The piece is called On Becoming. I used a poem taken from Wings of Desire, a German film from my film history course. I divided the poem so that one voice would follow another as though it was a conversation in a disjunctive style. I used two monitors semi facing each other so one voice came from one and the other voice from the second monitor. Each monitor showed the same visuals - sky and clouds, branches blowing in the wind and an extreme close-up of my eyes. The voices were disembodied. Behind the monitors on the wall was a large white board with text in white with shadow of the first line of the poem, "When a child was a child it walked with its arms swinging". We had three weeks to develop the concept and construct the piece. ready for critique.

The video installation came right after the wearable art project which was a collaborative piece working with another student. It is called Woman Journey. To begin our collaboration we started with discussions about what was important to us and what did we want to say about it.

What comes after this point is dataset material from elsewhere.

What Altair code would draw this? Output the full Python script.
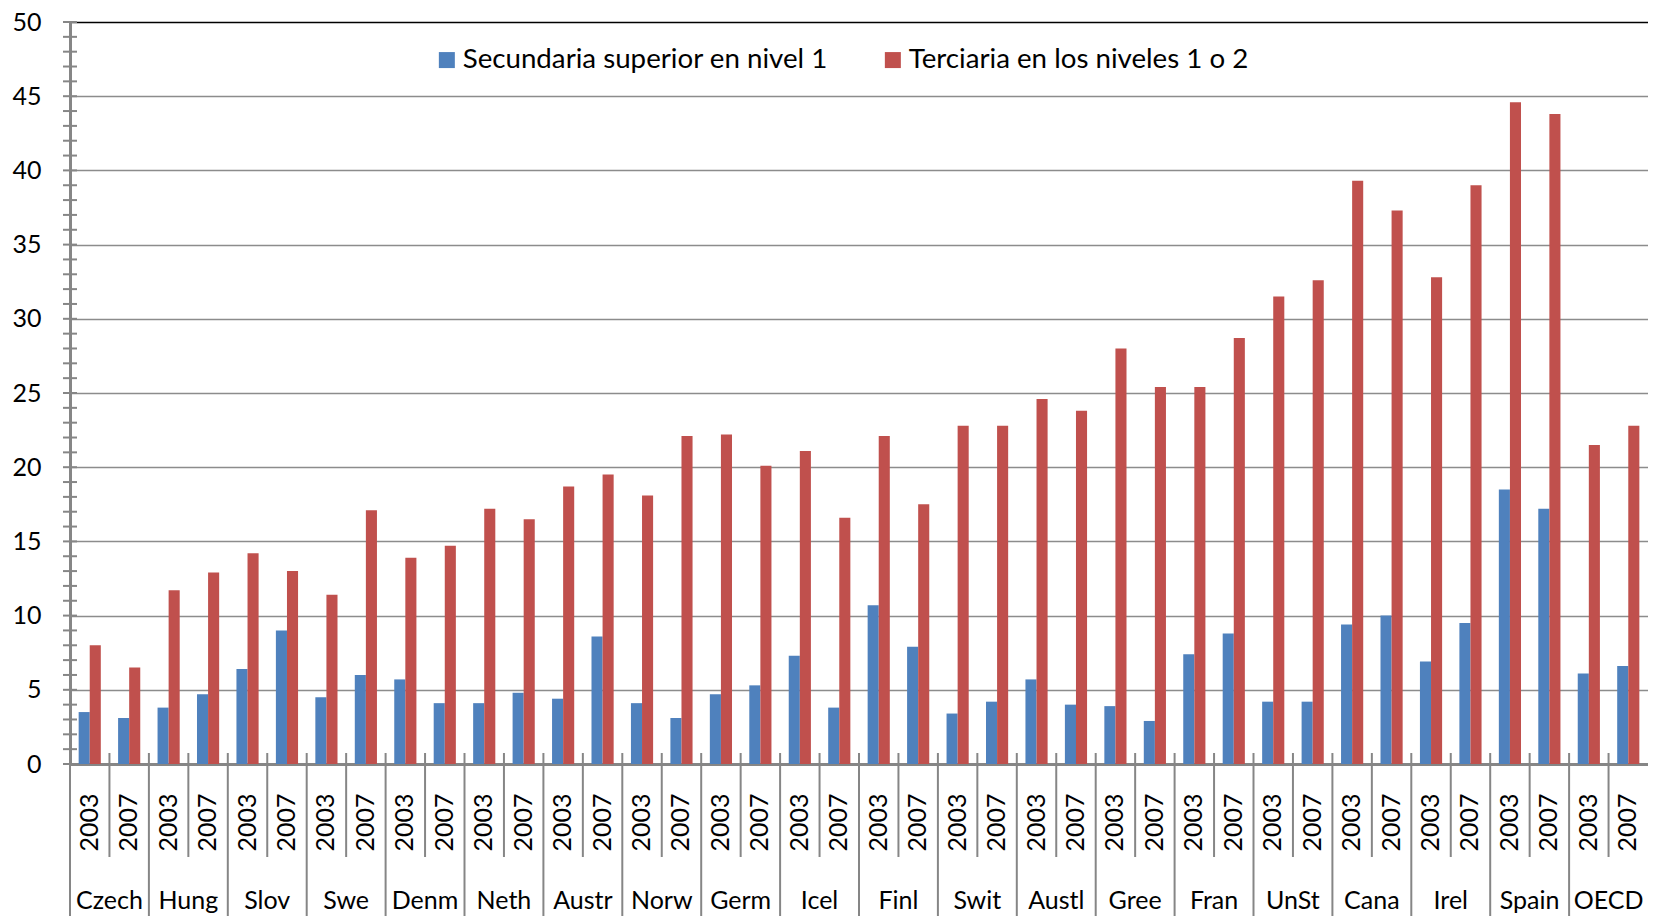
import altair as alt
import pandas as pd

countries = ["Czech", "Hung", "Slov", "Swe", "Denm", "Neth", "Austr", "Norw", "Germ", "Icel",
             "Finl", "Swit", "Austl", "Gree", "Fran", "UnSt", "Cana", "Irel", "Spain", "OECD"]
years = ["2003", "2007"]
series = ["Secundaria superior en nivel 1", "Terciaria en los niveles 1 o 2"]

# values per country, 2003 then 2007
secundaria = [3.5, 3.1, 3.8, 4.7, 6.4, 9.0, 4.5, 6.0, 5.7, 4.1,
              4.1, 4.8, 4.4, 8.6, 4.1, 3.1, 4.7, 5.3, 7.3, 3.8,
              10.7, 7.9, 3.4, 4.2, 5.7, 4.0, 3.9, 2.9, 7.4, 8.8,
              4.2, 4.2, 9.4, 10.0, 6.9, 9.5, 18.5, 17.2, 6.1, 6.6]
terciaria = [8.0, 6.5, 11.7, 12.9, 14.2, 13.0, 11.4, 17.1, 13.9, 14.7,
             17.2, 16.5, 18.7, 19.5, 18.1, 22.1, 22.2, 20.1, 21.1, 16.6,
             22.1, 17.5, 22.8, 22.8, 24.6, 23.8, 28.0, 25.4, 25.4, 28.7,
             31.5, 32.6, 39.3, 37.3, 32.8, 39.0, 44.6, 43.8, 21.5, 22.8]

y_ticks = list(range(0, 51, 5))
y_minor = list(range(0, 51, 1))

keys = [f"{c}|{y}" for c in countries for y in years]

rows = []
for k, key in enumerate(keys):
    c, y = key.split("|")
    rows.append(dict(key=key, country=c, year=y, serie=series[0], value=secundaria[k]))
    rows.append(dict(key=key, country=c, year=y, serie=series[1], value=terciaria[k]))
df = pd.DataFrame(rows)

df_keys = pd.DataFrame({"key": keys,
                        "country": [k.split("|")[0] for k in keys],
                        "year": [k.split("|")[1] for k in keys]})
df_2003 = df_keys[df_keys["year"] == "2003"]
df_2007 = df_keys[df_keys["year"] == "2007"]
df_minor = pd.DataFrame({"value": y_minor})

W = 1578
H = 742
FONT = "Lato"
GRAY = "#868686"

xscale = alt.Scale(type="band", domain=keys, paddingInner=0, paddingOuter=0)
yscale = alt.Scale(domain=[0, 50], nice=False)

xaxis = alt.Axis(title=None, labelExpr="split(datum.value, '|')[1]",
                 labelAngle=270, labelFontSize=25, labelFont=FONT,
                 labelColor="black", labelPadding=29, ticks=False, tickSize=0,
                 domainColor=GRAY, domainWidth=3, grid=False)
yaxis = alt.Axis(title=None, values=y_ticks, labelFontSize=25, labelFont=FONT,
                 labelColor="black", labelPadding=29, ticks=False, tickSize=0,
                 domainColor=GRAY, domainWidth=3,
                 gridColor={"condition": {"test": "datum.value === 50", "value": "#000000"},
                            "value": "#8c8c8c"},
                 gridWidth=1.6)

bars = alt.Chart(df).mark_bar().encode(
    x=alt.X("key:N", sort=keys, scale=xscale, axis=xaxis),
    xOffset=alt.XOffset("serie:N", sort=series,
                        scale=alt.Scale(domain=series, paddingInner=0, paddingOuter=0.78)),
    y=alt.Y("value:Q", scale=yscale, axis=yaxis),
    color=alt.Color("serie:N", sort=series,
                    scale=alt.Scale(domain=series, range=["#4F81BD", "#C0504D"]),
                    legend=alt.Legend(orient="none", legendX=363, legendY=24,
                                      direction="horizontal", title=None,
                                      symbolType="square", symbolSize=256,
                                      symbolStrokeWidth=0, labelFontSize=27.7,
                                      labelFont=FONT, labelColor="black", labelLimit=0,
                                      labelOffset=2, columnPadding=51, padding=0)),
)

minor = alt.Chart(df_minor).mark_rule(color=GRAY, strokeWidth=2).encode(
    y=alt.Y("value:Q", scale=yscale, axis=yaxis),
    x=alt.value(-7), x2=alt.value(7),
)

year_sep = alt.Chart(df_2007).mark_rule(color=GRAY, strokeWidth=2).encode(
    x=alt.X("key:N", sort=keys, scale=xscale, bandPosition=0, axis=xaxis),
    y=alt.value(H - 11), y2=alt.value(H + 93),
)

country_sep = alt.Chart(df_2003).mark_rule(color=GRAY, strokeWidth=2).encode(
    x=alt.X("key:N", sort=keys, scale=xscale, bandPosition=0, axis=xaxis),
    y=alt.value(H - 11), y2=alt.value(H + 170),
)

country_lab = alt.Chart(df_2003).mark_text(
    font=FONT, fontSize=25, color="black", baseline="alphabetic", align="center"
).encode(
    x=alt.X("key:N", sort=keys, scale=xscale, bandPosition=1, axis=xaxis),
    y=alt.value(H + 145),
    text="country:N",
)

chart = alt.layer(bars, minor, year_sep, country_sep, country_lab).properties(
    width=W, height=H,
    autosize=alt.AutoSizeParams(type="none"),
    padding={"left": 62, "top": 14, "right": 0, "bottom": 152},
    background="white",
).configure_view(stroke=None)

chart.save("out.html", embed_options={"renderer": "svg", "actions": False})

We both felt strongly about the female gender role's demands on a woman no matter what she was doing. It was always in the back of her mind, groceries, laundry, what's for dinner, housecleaning etc. It was always dragging on her physically and emotionally. There were never enough hours in a day.

In the end we made a 12 feet train (bride dress train) using sheets. We then added items and clothing onto it representing all the tasks that are predominantly assigned to women. There were baby clothes, dishwashing liquid containers, laundry soap, scouring pads, rubber gloves etc. You get the picture. My partner tied it to one leg and walked around campus doing things we'd normally do but instead of a mental list, it was a physical representation of it. It was interesting to watch her navigate up and down stairs, going through doors and just plain walking. It was my first time making a conceptual piece and altered how I saw my own practice. I am thinking more metaphorically and three dimensional. This can be seen in my last painting project which was a disjunctive narrative.